There are also plenty of nature activities: gorgeous, paradise-like beaches, awe-inspiring caves, hiking trails, and acres of forests. The snow-capped mountains are so breathtaking that they hardly look real, especially at sunset. And there’s even Faraya, the fun ski resort community where we spent New Year’s Eve at our friends’ chalet. I know what you’re thinking…skiing? In the Middle East? Not exactly what I’d pictured, either.

The people I met in Lebanon were friendly, and most were able to speak three languages, English, Arabic, and French. The food is fresh, and so packed with super-nutrients that I fought off the yucky cold I’d picked up in three days flat! The Lebanese cook with healthy olive oil and lemon, and definitely get their recommended dietary allowance of fruits and vegetables. My personal favorite exotic fruit was “ashta,” a sweet and succulent delicacy that I practically inhaled.

Ashta, my Lebanese fruit obsession.

Ashta, my Lebanese fruit obsession.

By the end of my holiday getaway, I’d immersed myself in this intriguing culture, and I’d even picked up some Arabic. My brain was swimming with words, and, strangely, I’d think of random Arabic phrases either at night after a few drinks or the next day when I woke up. Interesting how the brain works.
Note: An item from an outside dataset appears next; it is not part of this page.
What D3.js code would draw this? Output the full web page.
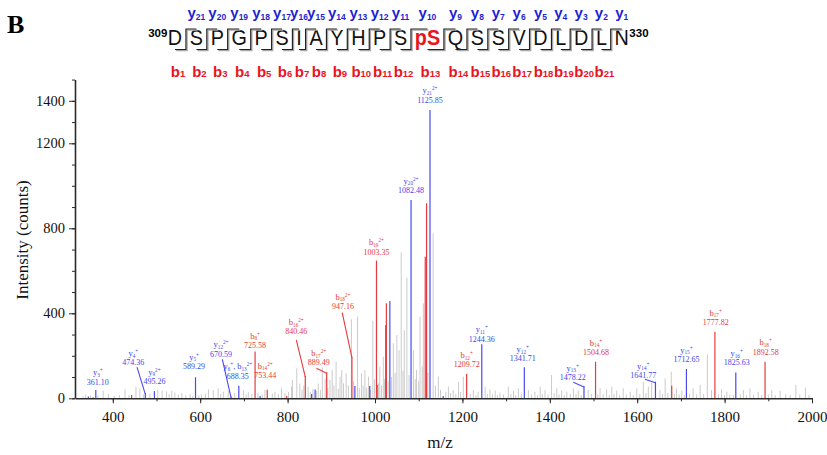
<!DOCTYPE html>
<html><head><meta charset="utf-8">
<script src="https://cdn.jsdelivr.net/npm/d3@7"></script>
<style>body{margin:0;background:#fff;} svg{display:block}</style>
</head><body>
<svg id="c" width="827" height="455"></svg>
<script>
// ---------------- DATA ----------------
const residues = ["D","S","P","G","P","S","I","A","Y","H","P","S","pS","Q","S","S","V","D","L","D","L","N"];
const seqStart = 309, seqEnd = 330;
const yIonNums = d3.range(21, 0, -1);   // y21 ... y1 (cleavage 0..20)
const bIonNums = d3.range(1, 22);       // b1 ... b21

const xTickValues = [400, 600, 800, 1000, 1200, 1400, 1600, 1800, 2000];
const xMinorValues = d3.range(400, 2001, 100);
const yTickValues = [0, 400, 800, 1200, 1400];
const yMinorValues = d3.range(0, 1501, 100);

// unassigned peaks (m/z, intensity)
const grayMz = [332,338,349,366,378,390,403,415,428,437,453,462,470,485,503,513,523,529,535,542,550,558,567,577,583,597,603,612,619,630,641,647,653,664,679,699,705,710,718,732,742,748,765,771,779,786,794,802,809,
 811,821,828,833,837,847,852,858,866,870,875,879.5,886,892,897,902,906,911,916,920,924,928,934,939,946,951,960,964,969,973,977,981,985,990,995,999,1008,1011,1015,1019,1022,1030,1038,1042,1046,1050,1055,1060,1064,1067,1073,1078,1088,1092,1095,1100,1103,1108,1110.6,1121,1133,1138,1145,1150,1162,1168,1173,1179,1185,1191,1196,1202,
 1218,1225,1231,1236,1252,1257,1263,1269,1275,1280,1286,1294,1305,1311,1317,1322,1328,1335,1351,1358,1366,1372,1378,1383,1389,1396,1404,1410,1416,1421,1427,1433,1439,1447,1454,1460,1465,1472,1488,1495,1510,1515,1522,1530,1536,1542,1547,1553,1560,1568,1575,1584,1591,1599,1606,1614,1620,1625.5,1633,1652,1658,1664,1670,1678,1685,1690,1696,1702,1708,1720,1728,1736,1744,1752,1760.5,1770,1786,1793,1800,1805,1812,1820,1836,1843,1850,1858,1866,1877,1885,1900,1908,1916,1927,1940,1950,1963,1972,1985,1993];
const grayInt = [10,18,12,14,36,20,12,16,42,14,55,47,18,22,42,36,33,20,36,27,18,24,15,20,12,14,17,22,42,39,47,20,31,36,25,39,18,31,20,26,18,39,22,31,18,47,25,30,55,
 86,141,70,40,60,55,30,45,35,70,40,146,94,50,86,133,60,172,45,102,133,70,118,60,372,80,384,50,118,60,133,50,102,40,364,90,70,149,60,196,90,80,100,259,120,298,227,687,130,321,568,110,227,90,133,80,384,150,447,120,776,60,102,40,30,55,25,39,20,78,30,102,
 20,39,15,31,55,20,42,18,36,15,27,18,55,20,36,15,47,20,39,18,31,15,55,20,39,18,110,25,47,18,36,15,31,20,47,18,36,15,39,20,18,47,20,42,15,55,20,36,15,47,18,31,15,47,20,78,25,55,74,39,20,94,25,125,20,47,18,36,15,20,47,18,63,20,207,39,18,42,15,31,18,15,18,39,15,47,18,31,15,18,39,15,36,20,15,63,18,50,15];

// b-ion peaks
const bMz  = [355, 443, 725.58, 753.44, 798, 840.46, 889.49, 947.16, 1003.35, 1005, 1024.5, 1026, 1115, 1118, 1209.72, 1504.68, 1679, 1777.82, 1892.58];
const bInt = [5, 15, 220, 40, 11, 105, 123, 196, 648, 63, 345, 447, 666, 918, 114, 172, 59, 313, 172];

// y-ion peaks
const yMz  = [344, 361.10, 474.36, 495.26, 589.29, 670.59, 688.35, 737, 855, 863, 954, 988, 1034, 1082.48, 1125.85, 1156, 1244.36, 1341.71, 1478.22, 1641.77, 1712.65, 1825.63];
const yInt = [8, 39, 24, 34, 99, 8, 59, 11, 20, 42, 58, 58, 458, 933, 1357, 11, 254, 146, 58, 78, 138, 122];

// annotations
const annMz = [361.10, 474.36, 495.26, 589.29, 670.59, 688.35, 725.58, 753.44, 840.46, 889.49, 947.16, 1003.35, 1082.48, 1125.85, 1209.72, 1244.36, 1341.71, 1478.22, 1504.68, 1641.77, 1712.65, 1777.82, 1825.63, 1892.58];
const annIons = [
 [["y","3","+"]], [["y","4","+"]], [["y","9","2+"]], [["y","5","+"]], [["y","12","2+"]],
 [["y","6","+"], ", ", ["b","13","2+"]],
 [["b","8","+"]], [["b","14","2+"]], [["b","16","2+"]], [["b","17","2+"]], [["b","18","2+"]], [["b","19","2+"]],
 [["y","20","2+"]], [["y","21","2+"]], [["b","12","+"]], [["y","11","+"]], [["y","12","+"]], [["y","13","+"]],
 [["b","14","+"]], [["y","14","+"]], [["y","15","+"]], [["b","17","+"]], [["y","16","+"]], [["b","18","+"]]
];
// layout: [dx of label centre from peak, dy of 2nd baseline from peak top, pointer start dx, pointer start dy] (null = no pointer)
const annLayout = [
 [2,-5.5,null,null],[-12,-28,3.7,2],[0,-7,null,null],[-1.5,-8.3,null,null],[-10,-40,1.3,2.8],
 [-1,-7,null,null],[0,-3.5,null,null],[-2,-12,null,null],[-9,-41.5,0,5.5],[-8,-6.7,-2.3,2.8],[-9,-47.7,-0.7,3.7],[0,-6,null,null],
 [0,-7,null,null],[0,-7.4,null,null],[0,-6.6,null,null],[0,-2.8,null,null],[-1.6,-5.8,null,null],[-11.3,-6,0.6,2.3],
 [0.5,-6.7,null,null],[-12.2,-3.7,1.7,1.3],[0,-7,null,null],[0.8,-6.8,null,null],[0.9,-6.9,null,null],[0.6,-7.2,null,null]
];

// ---------------- DRAW ----------------
const svg = d3.select("#c");
const serif = "'Liberation Serif','Times New Roman',Times,serif";
const sans = "'Liberation Sans',Arial,Helvetica,sans-serif";
const BLUE = "#4a4af2", RED = "#e83a3e", GRAY = "#cbcbcb";
const BLUE_T = "#3b47ec", RED_T = "#e63838";

const x = d3.scaleLinear().domain([313.5, 2000]).range([75, 812]);
const y = d3.scaleLinear().domain([0, 1500]).range([398.3, 79.55]);

// panel letter
svg.append("text").attr("x", 7).attr("y", 33).attr("font-family", serif)
  .attr("font-weight", "bold").attr("font-size", 26).text("B");

// peaks
const peaks = svg.append("g");
function drawPeaks(mz, inten, color, w) {
  peaks.append("g").selectAll("line").data(d3.zip(mz, inten)).join("line")
    .attr("x1", d => x(d[0])).attr("x2", d => x(d[0]))
    .attr("y1", y(0)).attr("y2", d => y(d[1]))
    .attr("stroke", color).attr("stroke-width", w);
}
drawPeaks(grayMz, grayInt, GRAY, 1);
drawPeaks(bMz, bInt, RED, 1.2);
drawPeaks(yMz, yInt, BLUE, 1.2);

// axes
const xAxis = svg.append("g").attr("transform", `translate(0,${y(0)})`)
  .call(d3.axisBottom(x).tickValues(xTickValues).tickSize(5).tickSizeOuter(0).tickFormat(d3.format("d")));
svg.append("g").attr("transform", `translate(0,${y(0)})`)
  .call(d3.axisBottom(x).tickValues(xMinorValues).tickSize(3).tickSizeOuter(0).tickFormat(""))
  .call(g => g.select(".domain").remove());
xAxis.selectAll("text").attr("font-family", serif).attr("font-size", 15).attr("fill", "#111").attr("dy", "1.05em");
const yAxis = svg.append("g").attr("transform", `translate(${x.range()[0]},0)`)
  .call(d3.axisLeft(y).tickValues(yTickValues).tickSize(6).tickSizeOuter(0).tickFormat(d3.format("d")));
svg.append("g").attr("transform", `translate(${x.range()[0]},0)`)
  .call(d3.axisLeft(y).tickValues(yMinorValues).tickSize(3).tickSizeOuter(0).tickFormat(""))
  .call(g => g.select(".domain").remove());
yAxis.selectAll("text").attr("font-family", serif).attr("font-size", 14.5).attr("fill", "#111").attr("x", -10);
svg.selectAll(".domain").attr("stroke", "#2a2a2a").attr("stroke-width", 1.6);
svg.selectAll(".tick line").attr("stroke", "#2a2a2a").attr("stroke-width", 1);

svg.append("text").attr("x", 440).attr("y", 448).attr("text-anchor", "middle")
  .attr("font-family", serif).attr("font-size", 17).attr("fill", "#111").text("m/z");
svg.append("text").attr("transform", "translate(28,240) rotate(-90)").attr("text-anchor", "middle")
  .attr("font-family", serif).attr("font-size", 17).attr("fill", "#111").text("Intensity (counts)");

// annotations
function peakInt(mz) {
  let i = bMz.indexOf(mz); if (i >= 0) return bInt[i];
  i = yMz.indexOf(mz); return yInt[i];
}
const annG = svg.append("g");
annMz.forEach((mz, i) => {
  const parts = annIons[i];
  const col = parts[0][0] === "y" ? BLUE_T : RED_T;
  const lcol = parts[0][0] === "y" ? BLUE : RED;
  const [dx, dy, pdx, pdy] = annLayout[i];
  const px = x(mz), py = y(peakInt(mz));
  const cx = px + dx, b2 = py + dy, b1 = b2 - 9.3;
  const t1 = annG.append("text").attr("x", cx).attr("y", b1).attr("text-anchor", "middle")
    .attr("font-family", serif).attr("font-size", 8).attr("fill", col);
  let shift = 0;
  parts.forEach(p => {
    if (typeof p === "string") { t1.append("tspan").attr("dy", -shift).text(p); shift = 0; return; }
    t1.append("tspan").attr("dy", -shift).attr("font-size", 8.5).text(p[0]);
    t1.append("tspan").attr("dy", 1.6).attr("font-size", 5.2).text(p[1]);
    t1.append("tspan").attr("dy", -4.6).attr("font-size", 5.2).text(p[2]);
    shift = -3.0;
  });
  annG.append("text").attr("x", cx).attr("y", b2).attr("text-anchor", "middle")
    .attr("font-family", serif).attr("font-size", 8).attr("fill", col).text(mz.toFixed(2));
  if (pdx !== null) {
    annG.append("line").attr("x1", cx + pdx).attr("y1", b2 + pdy).attr("x2", px).attr("y2", py + 1)
      .attr("stroke", lcol).attr("stroke-width", 1.1);
  }
});

// ---------------- sequence header ----------------
const hdr = svg.append("g");
const SX = 0.88, baseY = 45, firstC = 175, lastC = 621.7;
const resT = hdr.selectAll("text.res").data(residues).join("text").attr("class", "res")
  .attr("font-family", sans).attr("font-size", 22.5)
  .attr("font-weight", d => d === "pS" ? "bold" : "normal")
  .attr("fill", d => d === "pS" ? "#e8141e" : "#111")
  .attr("text-anchor", "middle").text(d => d);
const widths = resT.nodes().map(n => n.getComputedTextLength() * SX);
let halfSum = 0;
for (let i = 0; i < widths.length - 1; i++) halfSum += (widths[i] + widths[i + 1]) / 2;
const gap = (lastC - firstC - halfSum) / (widths.length - 1);
const centers = [firstC];
for (let i = 1; i < widths.length; i++) centers.push(centers[i - 1] + (widths[i - 1] + widths[i]) / 2 + gap);
resT.attr("transform", (d, i) => `translate(${centers[i]},${baseY}) scale(${SX},1)`);

hdr.append("text").attr("x", centers[0] - widths[0] / 2 - 0.5).attr("y", 37).attr("text-anchor", "end")
  .attr("font-family", sans).attr("font-weight", "bold").attr("font-size", 11.5).text(seqStart);
hdr.append("text").attr("x", centers[centers.length - 1] + widths[widths.length - 1] / 2 + 0.5).attr("y", 37)
  .attr("font-family", sans).attr("font-weight", "bold").attr("font-size", 11.5).text(seqEnd);

// cleavage brackets
const cleav = d3.range(residues.length - 1);
const topY = 29, botY = 49.5;
function bracketPath(i, off) {
  const xv = (centers[i] + widths[i] / 2 + centers[i + 1] - widths[i + 1] / 2) / 2 + off;
  return `M${centers[i] + off},${botY + off}H${xv}V${topY + off}H${centers[i + 1] + off}`;
}
hdr.selectAll("path.sh").data(cleav).join("path").attr("d", i => bracketPath(i, 1.2))
  .attr("fill", "none").attr("stroke", "#a8a8a8").attr("stroke-width", 1.2);
hdr.selectAll("path.br").data(cleav).join("path").attr("d", i => bracketPath(i, 0))
  .attr("fill", "none").attr("stroke", "#222").attr("stroke-width", 1.2);

// y / b labels
cleav.forEach(i => {
  const ty = hdr.append("text").attr("x", centers[i + 1]).attr("y", 18).attr("text-anchor", "middle")
    .attr("font-family", sans).attr("font-weight", "bold").attr("fill", "#1f1fd2");
  ty.append("tspan").attr("font-size", 15).text("y");
  ty.append("tspan").attr("font-size", 8.5).attr("dy", 1.5).text(yIonNums[i]);
  const tb = hdr.append("text").attr("x", centers[i] + 3).attr("y", 76.5).attr("text-anchor", "middle")
    .attr("font-family", sans).attr("font-weight", "bold").attr("fill", "#e8141e");
  tb.append("tspan").attr("font-size", 15).text("b");
  tb.append("tspan").attr("font-size", 9.5).text(bIonNums[i]);
});
</script>
</body></html>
During my stay in Lebanon, I was desperately trying to complete Mercy’s Fall, my Amish fiction novella, but I was completely uninspired. I was fed up with myself until I realized that I couldn’t possibly think or write about the Amish when I was in this fascinating, relatively new (to me) foreign land. So, I focused on drinking in the unusual experiences and journaling, and two totally new story ideas came to me: the dream YA novel from my previous entry and a YA novel about a Lebanese-American girl discovering herself in her family’s ancient homeland. And on the flight home, my imagination was so ignited that I returned to Mercy’s Fall and finished writing it in two days!

The trip back to California was a long one (thirty hours to be exact, through Moscow, where it was dark until 10 AM), but now that I’m back, I’m feeling rested. The getaway was just what I needed. It broadened my horizons, and also made me thankful for the fast internet we have in the U.S. 🙂

Are you more inspired after you return from a particularly stimulating vacation? What kind of inspiration do you find in other countries, or even new cities in your own homeland? I’d love to hear your thoughts!